Kronologi Perang Aceh Pertama
Perang Aceh Pertama [1873-1874] dipimpin oleh Panglima Polim & Sultan Mahmud Syah melawan Belanda yg dipimpin Köhler. Köhler dengan 3000 serdadunya dapat dipatahkan, dimana Köhler sendiri tewas pada tanggal 14 April 1873. Sepuluh hari kemudian, perang berkecamuk di mana-mana. Yang paling besar saat merebut kembali Masjid Raya Baiturrahman, yg dibantu oleh beberapa kelompok pasukan. Ada di Peukan Aceh, Lambhuk, Lampu’uk, Peukan Bada, sampai Lambada, Krueng Raya. Beberapa ribu orang juga berdatangan dari Teunom, Pidie, Peusangan, & beberapa wilayah lain. Perang Aceh Pertama ialah ekspedisi Belanda terhadap Aceh pada tahun 1873 yg bertujuan mengakhiri Perjanjian London 1871, yg menindaklanjuti traktat dari tahun 1859 [diputuskan oleh Jan van Swieten]. Melalui pengesahan Perjanjian Sumatera, Belanda berhak mendapatkan pantai utara Sumatera yg di situ banyak terjadi perompakan. Komisaris Pemerintah Frederik Nicolaas Nieuwenhuijzen yg mengatur Aceh mencoba mengadakan perundingan dengan Sultan Aceh namun tak mendapatkan apa yg diharapkan sehingga ia menyatakan perang pada Aceh atas saran GubJen James Loudon. Blokade pesisir tak berjalan sesuai yg diharapkan.

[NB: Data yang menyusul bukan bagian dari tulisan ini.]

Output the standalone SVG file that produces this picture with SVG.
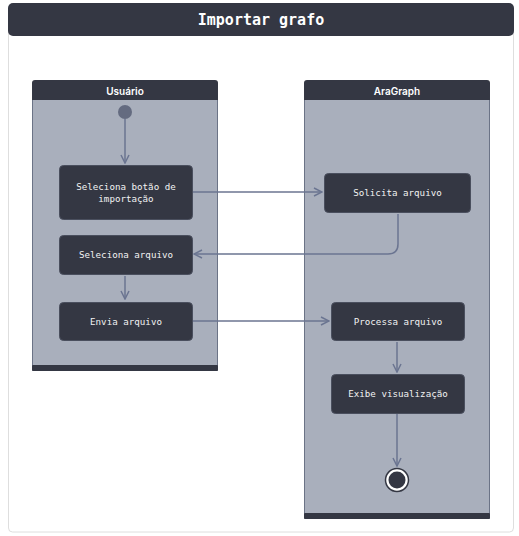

Belanda kemudian memerintahkan ekspedisi pertama ke Aceh, di bawah pimpinan Jenderal Johan Harmen Rudolf Köhler & sesudah kematiannya tugasnya digantikan oleh Kolonel Eeldert Christiaan van Daalen. Dalam ekspedisi tersebut dipergunakan senapan Beaumont untuk pertama kalinya namun ekspedisi tersebut berakhir dengan kembalinya pasukan Belanda ke Jawa. Tak dapat disangkal bahwa Masjid Raya Baiturrahman direbut 2 kali [dan di saat yg kedua kalinya tewaslah Köhler]. Terjadi serbuan beruntun ke istana pada tanggal 16 April di bawah pimpinan Mayor F. P. Cavaljé namun tak dapat menduduki lebih lanjut karena keulungan orang Aceh serta banyaknya serdadu yg tewas & terluka. Serdadu Belanda tak cukup persiapan yg harus ada untuk serangan tersebut. Di samping itu, jumlah artileri [berat] tak cukup & mereka tak cukup mengenali musuh. Mereka sendiri harus menarik diri dari pesisir & atas petunjuk Komisaris F. N. Nieuwenhuijzen [yang menjalin komunikasi dengan GubJen Loudon] & kembali ke Pulau Jawa.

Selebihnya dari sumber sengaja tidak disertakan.